Kamande accuses his sisters of using their mother as a proxy to get to his property.
“They took my mother away from my home in Juja and took her to Kiandutu (slums). They want to use her to get money on the pretext that they are feeding her. I will not agree to this blackmail,” he said.
His brother Njane will not tag along with this argument. Instead, Njane accuses his elder brother of disinheriting the rest of the family, including their mother.
As the accusations and counter accusations fly, Wakaba’s family has fallen apart. Son and mother only communicate through lawyers.
In one such communication dated July 10, 2020, Kamande, through his lawyers, K Moseti and company advocates, wrote to his mother’s lawyers:
“The history of this matter is long. On 24/2/2011, your client (Wanjiku) swore an affidavit which I quote. Paragraph 4 that I have no objection in the approval of the building plan presented to Ruiru Municipal Council by Patrick Kamande Wakaba who is my son.
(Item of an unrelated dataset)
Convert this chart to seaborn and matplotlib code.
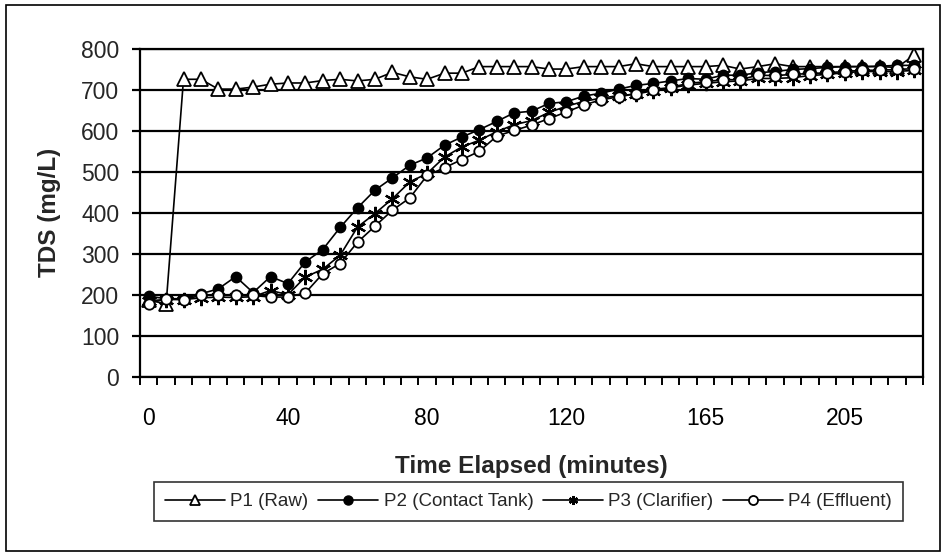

Paragraph 5. That I am in the process of transferring the title deed to him.”
Kamande argues that on the strength of this affidavit, he sold his properties elsewhere and commenced construction on block/14440. He claims that he has paid a total of Sh60,000 to his mothers lawyers.
He was responding to a letter by E W Kamuyu dated July 7, 2020 stating that Kamande was not the registered owner of the parcel of land where the disputed building block was.
“It is unfortunate that he has the audacity to throw his own mother from her own property. Our client is in custody of the original title, which is in her name and the same has never been charged to a third party,” wrote Kamunyu.
At the time of his death on August 4, 1997, Wakaba, 56, had various parcels of land bought under Githunguri Ranch Company as well as shares with Juja Farm and Gatundu Mix Farmers.
Twenty three years after his death, all that remains of his impressive estate are remnants of his grave now overgrown with bush.
From the eight plots that rose from his Sh5 investment, only one is remaining where the disputed building now stands. The rest, including his family, is gone.